Write out the material exactly, without any of its pictures.

-------

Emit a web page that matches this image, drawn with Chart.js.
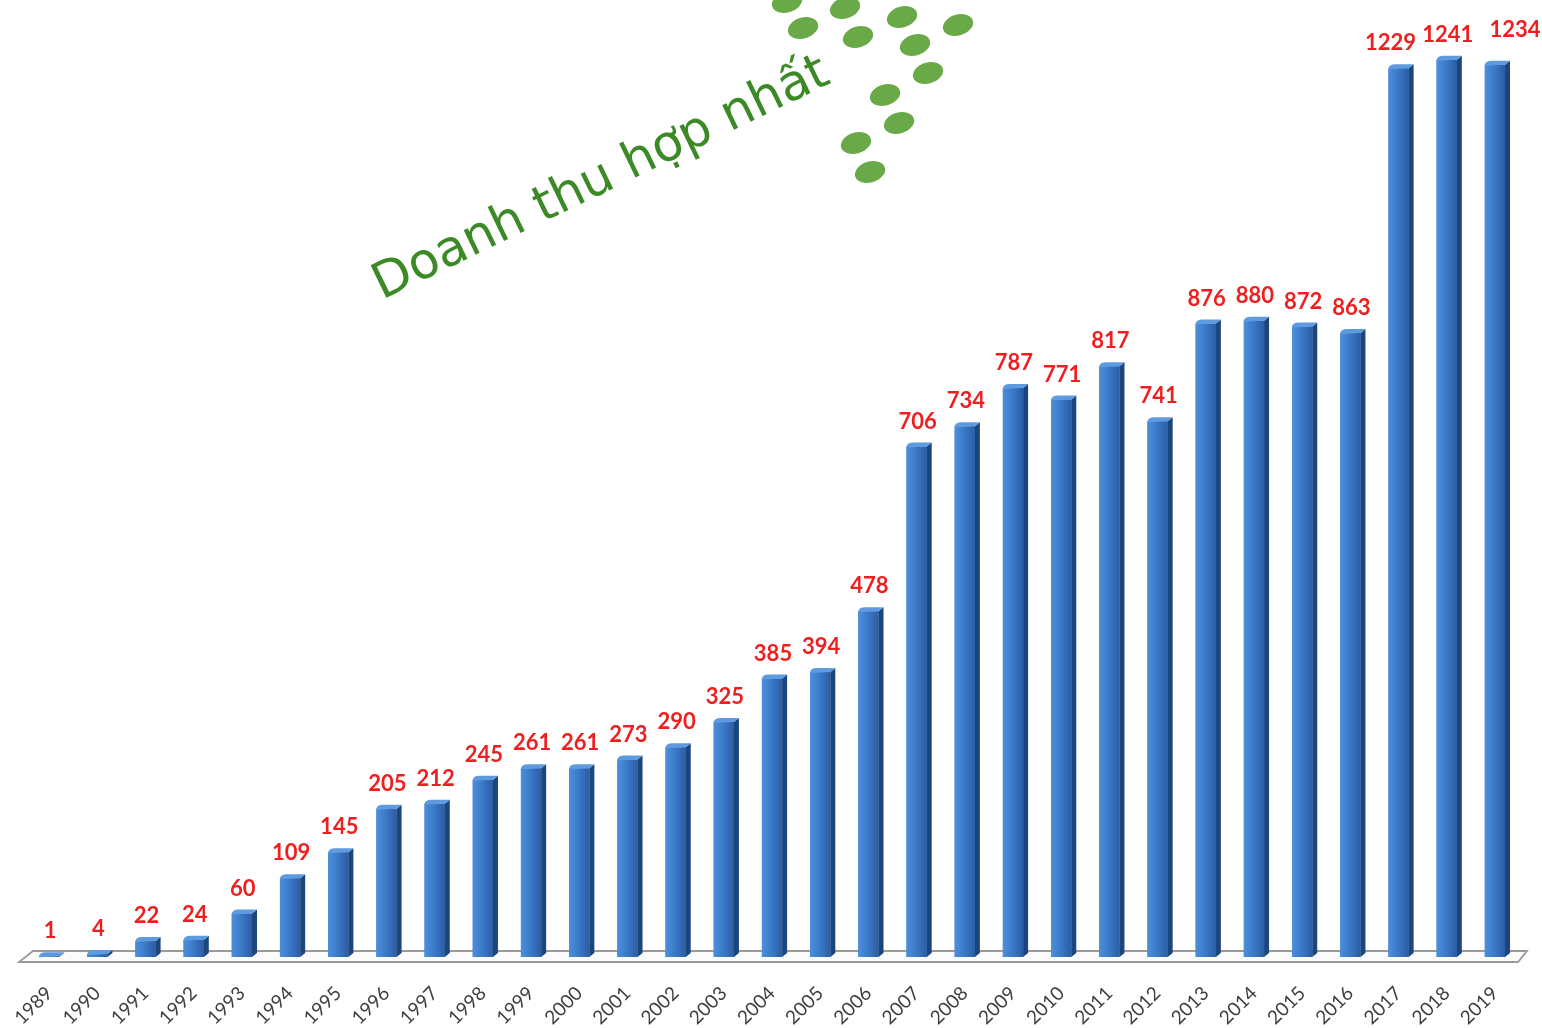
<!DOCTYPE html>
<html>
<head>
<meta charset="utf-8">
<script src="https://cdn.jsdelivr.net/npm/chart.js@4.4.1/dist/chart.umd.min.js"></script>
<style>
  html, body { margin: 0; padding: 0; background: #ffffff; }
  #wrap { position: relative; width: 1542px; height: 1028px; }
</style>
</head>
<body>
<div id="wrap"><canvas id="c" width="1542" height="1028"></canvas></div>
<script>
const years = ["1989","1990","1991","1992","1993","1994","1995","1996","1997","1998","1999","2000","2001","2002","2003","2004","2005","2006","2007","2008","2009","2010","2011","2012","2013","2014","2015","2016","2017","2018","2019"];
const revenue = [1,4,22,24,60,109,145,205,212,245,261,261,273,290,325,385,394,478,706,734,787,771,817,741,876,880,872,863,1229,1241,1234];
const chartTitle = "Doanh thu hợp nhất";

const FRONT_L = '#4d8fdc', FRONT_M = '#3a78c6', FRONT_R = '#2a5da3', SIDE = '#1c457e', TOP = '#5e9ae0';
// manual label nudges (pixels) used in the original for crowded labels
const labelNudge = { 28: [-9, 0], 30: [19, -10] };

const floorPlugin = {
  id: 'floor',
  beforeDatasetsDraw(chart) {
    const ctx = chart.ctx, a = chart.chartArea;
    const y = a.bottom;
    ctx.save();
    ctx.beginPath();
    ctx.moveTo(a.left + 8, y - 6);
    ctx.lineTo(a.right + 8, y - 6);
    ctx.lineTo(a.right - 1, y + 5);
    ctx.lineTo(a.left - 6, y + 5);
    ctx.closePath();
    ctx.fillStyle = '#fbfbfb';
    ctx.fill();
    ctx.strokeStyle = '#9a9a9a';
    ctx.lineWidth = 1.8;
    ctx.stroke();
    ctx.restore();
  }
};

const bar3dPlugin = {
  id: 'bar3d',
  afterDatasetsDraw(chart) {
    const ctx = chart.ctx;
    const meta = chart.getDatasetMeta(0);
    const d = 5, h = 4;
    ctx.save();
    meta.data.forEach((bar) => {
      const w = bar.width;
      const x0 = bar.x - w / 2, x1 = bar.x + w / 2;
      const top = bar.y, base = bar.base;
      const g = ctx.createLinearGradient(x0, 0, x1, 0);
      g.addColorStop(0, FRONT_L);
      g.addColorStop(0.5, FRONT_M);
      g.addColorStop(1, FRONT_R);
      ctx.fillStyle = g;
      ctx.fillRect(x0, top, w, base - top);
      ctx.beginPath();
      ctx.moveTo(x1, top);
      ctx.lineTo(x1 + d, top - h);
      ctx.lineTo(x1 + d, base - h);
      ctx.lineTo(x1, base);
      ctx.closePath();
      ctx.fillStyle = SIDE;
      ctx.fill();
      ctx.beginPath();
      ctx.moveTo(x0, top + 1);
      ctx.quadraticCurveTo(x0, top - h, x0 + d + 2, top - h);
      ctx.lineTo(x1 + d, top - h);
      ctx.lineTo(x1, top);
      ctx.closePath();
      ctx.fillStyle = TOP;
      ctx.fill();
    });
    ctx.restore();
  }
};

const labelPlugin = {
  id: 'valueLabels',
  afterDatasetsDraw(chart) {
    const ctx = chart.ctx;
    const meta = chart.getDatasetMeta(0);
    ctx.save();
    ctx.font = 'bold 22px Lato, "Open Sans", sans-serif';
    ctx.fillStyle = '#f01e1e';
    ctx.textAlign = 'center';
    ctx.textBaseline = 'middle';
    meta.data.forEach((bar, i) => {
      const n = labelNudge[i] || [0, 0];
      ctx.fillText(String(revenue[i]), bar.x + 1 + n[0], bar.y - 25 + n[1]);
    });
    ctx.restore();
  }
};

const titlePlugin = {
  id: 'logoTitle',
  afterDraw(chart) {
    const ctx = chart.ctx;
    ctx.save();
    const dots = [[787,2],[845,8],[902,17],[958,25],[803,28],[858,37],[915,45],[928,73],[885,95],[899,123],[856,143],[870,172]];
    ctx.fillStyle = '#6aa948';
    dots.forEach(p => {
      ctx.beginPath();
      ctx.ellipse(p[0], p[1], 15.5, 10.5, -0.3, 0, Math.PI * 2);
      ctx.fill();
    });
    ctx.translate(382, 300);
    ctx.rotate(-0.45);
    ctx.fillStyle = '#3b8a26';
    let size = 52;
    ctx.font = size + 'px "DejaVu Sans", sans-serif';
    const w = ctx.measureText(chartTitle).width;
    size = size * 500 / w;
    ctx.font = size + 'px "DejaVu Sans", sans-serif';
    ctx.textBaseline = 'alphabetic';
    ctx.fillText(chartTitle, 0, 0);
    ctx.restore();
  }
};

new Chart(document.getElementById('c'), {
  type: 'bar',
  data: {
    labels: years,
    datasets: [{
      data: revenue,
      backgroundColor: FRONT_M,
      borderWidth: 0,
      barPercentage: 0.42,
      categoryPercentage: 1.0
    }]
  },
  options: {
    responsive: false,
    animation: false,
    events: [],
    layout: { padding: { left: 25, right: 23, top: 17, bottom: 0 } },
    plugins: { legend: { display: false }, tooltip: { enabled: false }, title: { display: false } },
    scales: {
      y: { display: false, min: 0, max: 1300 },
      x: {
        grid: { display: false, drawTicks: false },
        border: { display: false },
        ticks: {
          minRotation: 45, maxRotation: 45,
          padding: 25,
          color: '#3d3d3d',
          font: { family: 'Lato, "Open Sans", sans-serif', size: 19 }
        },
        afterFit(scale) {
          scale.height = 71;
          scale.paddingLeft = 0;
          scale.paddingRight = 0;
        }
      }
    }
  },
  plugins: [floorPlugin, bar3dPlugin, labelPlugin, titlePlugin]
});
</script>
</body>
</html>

-------

**Exercise output:**
Emit a web page that matches this image, drawn with Chart.js.
<!DOCTYPE html>
<html>
<head>
<meta charset="utf-8">
<script src="https://cdn.jsdelivr.net/npm/chart.js@4.4.1/dist/chart.umd.min.js"></script>
<style>
  html, body { margin: 0; padding: 0; background: #ffffff; }
  #wrap { position: relative; width: 1542px; height: 1028px; }
</style>
</head>
<body>
<div id="wrap"><canvas id="c" width="1542" height="1028"></canvas></div>
<script>
const years = ["1989","1990","1991","1992","1993","1994","1995","1996","1997","1998","1999","2000","2001","2002","2003","2004","2005","2006","2007","2008","2009","2010","2011","2012","2013","2014","2015","2016","2017","2018","2019"];
const revenue = [1,4,22,24,60,109,145,205,212,245,261,261,273,290,325,385,394,478,706,734,787,771,817,741,876,880,872,863,1229,1241,1234];
const chartTitle = "Doanh thu hợp nhất";

const FRONT_L = '#4d8fdc', FRONT_M = '#3a78c6', FRONT_R = '#2a5da3', SIDE = '#1c457e', TOP = '#5e9ae0';
// manual label nudges (pixels) used in the original for crowded labels
const labelNudge = { 28: [-9, 0], 30: [19, -10] };

const floorPlugin = {
  id: 'floor',
  beforeDatasetsDraw(chart) {
    const ctx = chart.ctx, a = chart.chartArea;
    const y = a.bottom;
    ctx.save();
    ctx.beginPath();
    ctx.moveTo(a.left + 8, y - 6);
    ctx.lineTo(a.right + 8, y - 6);
    ctx.lineTo(a.right - 1, y + 5);
    ctx.lineTo(a.left - 6, y + 5);
    ctx.closePath();
    ctx.fillStyle = '#fbfbfb';
    ctx.fill();
    ctx.strokeStyle = '#9a9a9a';
    ctx.lineWidth = 1.8;
    ctx.stroke();
    ctx.restore();
  }
};

const bar3dPlugin = {
  id: 'bar3d',
  afterDatasetsDraw(chart) {
    const ctx = chart.ctx;
    const meta = chart.getDatasetMeta(0);
    const d = 5, h = 4;
    ctx.save();
    meta.data.forEach((bar) => {
      const w = bar.width;
      const x0 = bar.x - w / 2, x1 = bar.x + w / 2;
      const top = bar.y, base = bar.base;
      const g = ctx.createLinearGradient(x0, 0, x1, 0);
      g.addColorStop(0, FRONT_L);
      g.addColorStop(0.5, FRONT_M);
      g.addColorStop(1, FRONT_R);
      ctx.fillStyle = g;
      ctx.fillRect(x0, top, w, base - top);
      ctx.beginPath();
      ctx.moveTo(x1, top);
      ctx.lineTo(x1 + d, top - h);
      ctx.lineTo(x1 + d, base - h);
      ctx.lineTo(x1, base);
      ctx.closePath();
      ctx.fillStyle = SIDE;
      ctx.fill();
      ctx.beginPath();
      ctx.moveTo(x0, top + 1);
      ctx.quadraticCurveTo(x0, top - h, x0 + d + 2, top - h);
      ctx.lineTo(x1 + d, top - h);
      ctx.lineTo(x1, top);
      ctx.closePath();
      ctx.fillStyle = TOP;
      ctx.fill();
    });
    ctx.restore();
  }
};

const labelPlugin = {
  id: 'valueLabels',
  afterDatasetsDraw(chart) {
    const ctx = chart.ctx;
    const meta = chart.getDatasetMeta(0);
    ctx.save();
    ctx.font = 'bold 22px Lato, "Open Sans", sans-serif';
    ctx.fillStyle = '#f01e1e';
    ctx.textAlign = 'center';
    ctx.textBaseline = 'middle';
    meta.data.forEach((bar, i) => {
      const n = labelNudge[i] || [0, 0];
      ctx.fillText(String(revenue[i]), bar.x + 1 + n[0], bar.y - 25 + n[1]);
    });
    ctx.restore();
  }
};

const titlePlugin = {
  id: 'logoTitle',
  afterDraw(chart) {
    const ctx = chart.ctx;
    ctx.save();
    const dots = [[787,2],[845,8],[902,17],[958,25],[803,28],[858,37],[915,45],[928,73],[885,95],[899,123],[856,143],[870,172]];
    ctx.fillStyle = '#6aa948';
    dots.forEach(p => {
      ctx.beginPath();
      ctx.ellipse(p[0], p[1], 15.5, 10.5, -0.3, 0, Math.PI * 2);
      ctx.fill();
    });
    ctx.translate(382, 300);
    ctx.rotate(-0.45);
    ctx.fillStyle = '#3b8a26';
    let size = 52;
    ctx.font = size + 'px "DejaVu Sans", sans-serif';
    const w = ctx.measureText(chartTitle).width;
    size = size * 500 / w;
    ctx.font = size + 'px "DejaVu Sans", sans-serif';
    ctx.textBaseline = 'alphabetic';
    ctx.fillText(chartTitle, 0, 0);
    ctx.restore();
  }
};

new Chart(document.getElementById('c'), {
  type: 'bar',
  data: {
    labels: years,
    datasets: [{
      data: revenue,
      backgroundColor: FRONT_M,
      borderWidth: 0,
      barPercentage: 0.42,
      categoryPercentage: 1.0
    }]
  },
  options: {
    responsive: false,
    animation: false,
    events: [],
    layout: { padding: { left: 25, right: 23, top: 17, bottom: 0 } },
    plugins: { legend: { display: false }, tooltip: { enabled: false }, title: { display: false } },
    scales: {
      y: { display: false, min: 0, max: 1300 },
      x: {
        grid: { display: false, drawTicks: false },
        border: { display: false },
        ticks: {
          minRotation: 45, maxRotation: 45,
          padding: 25,
          color: '#3d3d3d',
          font: { family: 'Lato, "Open Sans", sans-serif', size: 19 }
        },
        afterFit(scale) {
          scale.height = 71;
          scale.paddingLeft = 0;
          scale.paddingRight = 0;
        }
      }
    }
  },
  plugins: [floorPlugin, bar3dPlugin, labelPlugin, titlePlugin]
});
</script>
</body>
</html>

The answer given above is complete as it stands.